#### [Exercise objective]
Among the entries below, which lines run from the line with "Recreate this image as a web" through the line with "30.6, 44.1, 35.4];"? Retype those, both ends included, exactly and without pictures.

#### [Exercise material]

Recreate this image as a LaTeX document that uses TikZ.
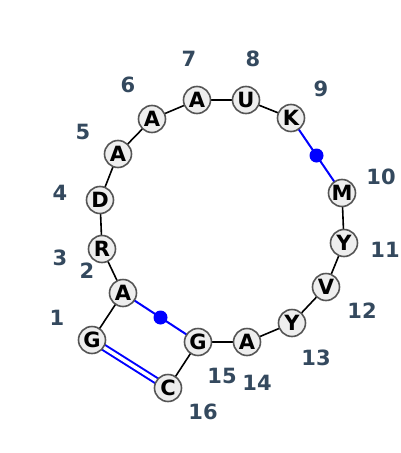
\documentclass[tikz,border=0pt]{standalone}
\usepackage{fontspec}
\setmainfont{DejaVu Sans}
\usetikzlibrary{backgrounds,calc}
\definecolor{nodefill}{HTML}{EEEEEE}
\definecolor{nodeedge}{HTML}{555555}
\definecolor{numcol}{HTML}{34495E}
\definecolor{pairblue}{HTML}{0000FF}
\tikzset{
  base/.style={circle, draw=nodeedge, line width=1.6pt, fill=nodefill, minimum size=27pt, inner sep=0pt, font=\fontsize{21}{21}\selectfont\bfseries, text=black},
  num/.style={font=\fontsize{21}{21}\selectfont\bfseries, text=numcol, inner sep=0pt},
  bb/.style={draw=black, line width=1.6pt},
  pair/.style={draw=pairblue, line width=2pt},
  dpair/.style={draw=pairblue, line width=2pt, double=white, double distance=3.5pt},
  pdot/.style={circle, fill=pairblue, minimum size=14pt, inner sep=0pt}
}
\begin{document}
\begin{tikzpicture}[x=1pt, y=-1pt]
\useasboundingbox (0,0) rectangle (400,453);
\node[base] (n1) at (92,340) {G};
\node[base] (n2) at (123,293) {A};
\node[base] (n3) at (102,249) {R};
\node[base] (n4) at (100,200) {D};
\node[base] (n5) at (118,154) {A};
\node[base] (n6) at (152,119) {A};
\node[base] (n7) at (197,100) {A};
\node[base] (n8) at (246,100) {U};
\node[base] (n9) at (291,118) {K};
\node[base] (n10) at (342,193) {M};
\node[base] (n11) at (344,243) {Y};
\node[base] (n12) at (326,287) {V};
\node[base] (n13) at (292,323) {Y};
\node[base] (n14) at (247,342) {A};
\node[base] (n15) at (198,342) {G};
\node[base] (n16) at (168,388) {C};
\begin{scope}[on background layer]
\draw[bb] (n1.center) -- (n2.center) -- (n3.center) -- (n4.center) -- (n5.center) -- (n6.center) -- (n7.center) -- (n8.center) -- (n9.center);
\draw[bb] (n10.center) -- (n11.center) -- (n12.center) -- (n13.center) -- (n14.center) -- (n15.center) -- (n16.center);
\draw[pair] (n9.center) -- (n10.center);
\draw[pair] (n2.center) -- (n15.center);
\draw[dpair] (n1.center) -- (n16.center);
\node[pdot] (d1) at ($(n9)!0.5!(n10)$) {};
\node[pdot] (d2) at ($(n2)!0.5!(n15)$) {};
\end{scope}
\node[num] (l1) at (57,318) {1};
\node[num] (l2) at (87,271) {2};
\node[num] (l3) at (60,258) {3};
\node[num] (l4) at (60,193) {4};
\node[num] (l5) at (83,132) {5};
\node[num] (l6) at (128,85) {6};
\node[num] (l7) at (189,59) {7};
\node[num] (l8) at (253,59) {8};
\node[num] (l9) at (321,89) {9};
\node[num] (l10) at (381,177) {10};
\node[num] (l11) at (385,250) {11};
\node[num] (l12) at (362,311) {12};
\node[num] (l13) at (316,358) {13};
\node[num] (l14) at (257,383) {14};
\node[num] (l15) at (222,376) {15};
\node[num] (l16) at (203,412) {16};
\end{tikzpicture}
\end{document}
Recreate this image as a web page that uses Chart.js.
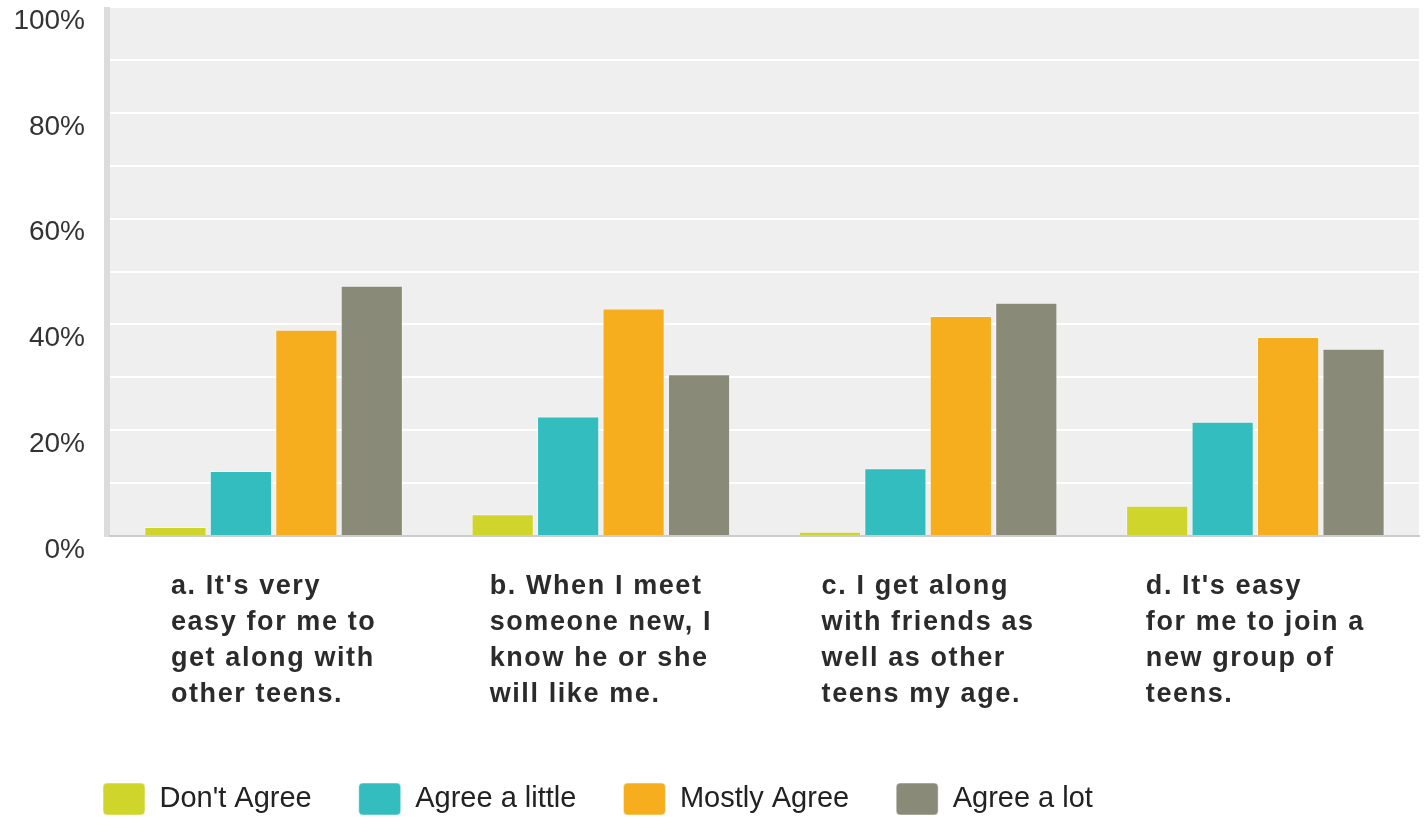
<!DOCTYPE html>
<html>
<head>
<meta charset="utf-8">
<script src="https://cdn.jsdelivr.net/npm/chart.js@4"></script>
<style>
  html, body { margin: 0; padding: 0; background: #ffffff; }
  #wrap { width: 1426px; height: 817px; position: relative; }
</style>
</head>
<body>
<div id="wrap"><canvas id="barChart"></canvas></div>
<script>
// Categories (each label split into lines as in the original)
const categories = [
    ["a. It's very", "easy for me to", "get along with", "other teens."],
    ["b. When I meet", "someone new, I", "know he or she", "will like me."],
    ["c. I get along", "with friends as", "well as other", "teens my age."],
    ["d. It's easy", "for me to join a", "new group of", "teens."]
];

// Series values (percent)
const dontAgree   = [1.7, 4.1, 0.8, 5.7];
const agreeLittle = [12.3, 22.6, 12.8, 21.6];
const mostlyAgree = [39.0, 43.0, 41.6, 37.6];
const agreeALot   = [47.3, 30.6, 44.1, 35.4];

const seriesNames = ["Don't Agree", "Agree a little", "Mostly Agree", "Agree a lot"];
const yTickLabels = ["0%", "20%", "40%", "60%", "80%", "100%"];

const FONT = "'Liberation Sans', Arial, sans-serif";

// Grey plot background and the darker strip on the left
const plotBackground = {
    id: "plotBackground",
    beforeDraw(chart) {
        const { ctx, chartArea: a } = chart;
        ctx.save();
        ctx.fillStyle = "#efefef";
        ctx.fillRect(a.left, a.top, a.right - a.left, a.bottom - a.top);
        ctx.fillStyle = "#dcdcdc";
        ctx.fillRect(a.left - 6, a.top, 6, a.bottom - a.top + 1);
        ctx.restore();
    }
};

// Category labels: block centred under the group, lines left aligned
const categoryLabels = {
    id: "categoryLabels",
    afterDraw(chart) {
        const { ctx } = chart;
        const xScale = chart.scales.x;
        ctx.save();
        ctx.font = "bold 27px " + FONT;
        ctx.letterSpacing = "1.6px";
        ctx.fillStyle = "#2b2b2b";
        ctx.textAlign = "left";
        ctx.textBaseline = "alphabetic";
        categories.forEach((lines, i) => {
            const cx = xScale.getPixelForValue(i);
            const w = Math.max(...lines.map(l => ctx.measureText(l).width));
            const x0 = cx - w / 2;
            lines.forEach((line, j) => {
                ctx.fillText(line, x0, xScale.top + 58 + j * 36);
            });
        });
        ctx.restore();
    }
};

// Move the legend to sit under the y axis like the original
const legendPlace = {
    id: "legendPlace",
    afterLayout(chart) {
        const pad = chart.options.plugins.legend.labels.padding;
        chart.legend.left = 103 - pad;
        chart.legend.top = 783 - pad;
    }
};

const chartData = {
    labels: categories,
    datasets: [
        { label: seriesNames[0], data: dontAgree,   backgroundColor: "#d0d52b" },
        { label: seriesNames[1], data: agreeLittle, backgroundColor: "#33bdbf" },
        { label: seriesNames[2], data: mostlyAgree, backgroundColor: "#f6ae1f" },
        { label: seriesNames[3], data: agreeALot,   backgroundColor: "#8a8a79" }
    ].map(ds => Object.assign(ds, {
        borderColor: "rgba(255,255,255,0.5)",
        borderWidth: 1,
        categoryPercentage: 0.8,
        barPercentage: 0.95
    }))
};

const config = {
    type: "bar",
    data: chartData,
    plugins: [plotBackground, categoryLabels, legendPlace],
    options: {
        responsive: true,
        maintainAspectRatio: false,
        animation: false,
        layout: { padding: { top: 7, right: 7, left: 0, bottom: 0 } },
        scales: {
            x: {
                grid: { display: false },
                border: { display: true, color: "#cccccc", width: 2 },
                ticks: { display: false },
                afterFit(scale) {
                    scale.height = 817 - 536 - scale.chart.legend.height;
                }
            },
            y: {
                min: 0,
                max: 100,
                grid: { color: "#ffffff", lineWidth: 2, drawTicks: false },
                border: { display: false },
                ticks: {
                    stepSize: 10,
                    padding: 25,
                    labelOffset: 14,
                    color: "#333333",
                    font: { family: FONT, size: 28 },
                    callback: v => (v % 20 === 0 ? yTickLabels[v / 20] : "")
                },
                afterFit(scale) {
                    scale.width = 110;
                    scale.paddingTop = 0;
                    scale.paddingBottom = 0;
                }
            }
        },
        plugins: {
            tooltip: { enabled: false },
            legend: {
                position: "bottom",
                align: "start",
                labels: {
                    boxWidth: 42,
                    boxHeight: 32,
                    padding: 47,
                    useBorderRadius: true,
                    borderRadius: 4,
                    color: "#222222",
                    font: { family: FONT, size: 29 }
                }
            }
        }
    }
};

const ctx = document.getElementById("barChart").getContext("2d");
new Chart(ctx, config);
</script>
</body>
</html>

#### [Expected output]
Recreate this image as a web page that uses Chart.js.
<!DOCTYPE html>
<html>
<head>
<meta charset="utf-8">
<script src="https://cdn.jsdelivr.net/npm/chart.js@4"></script>
<style>
  html, body { margin: 0; padding: 0; background: #ffffff; }
  #wrap { width: 1426px; height: 817px; position: relative; }
</style>
</head>
<body>
<div id="wrap"><canvas id="barChart"></canvas></div>
<script>
// Categories (each label split into lines as in the original)
const categories = [
    ["a. It's very", "easy for me to", "get along with", "other teens."],
    ["b. When I meet", "someone new, I", "know he or she", "will like me."],
    ["c. I get along", "with friends as", "well as other", "teens my age."],
    ["d. It's easy", "for me to join a", "new group of", "teens."]
];

// Series values (percent)
const dontAgree   = [1.7, 4.1, 0.8, 5.7];
const agreeLittle = [12.3, 22.6, 12.8, 21.6];
const mostlyAgree = [39.0, 43.0, 41.6, 37.6];
const agreeALot   = [47.3, 30.6, 44.1, 35.4];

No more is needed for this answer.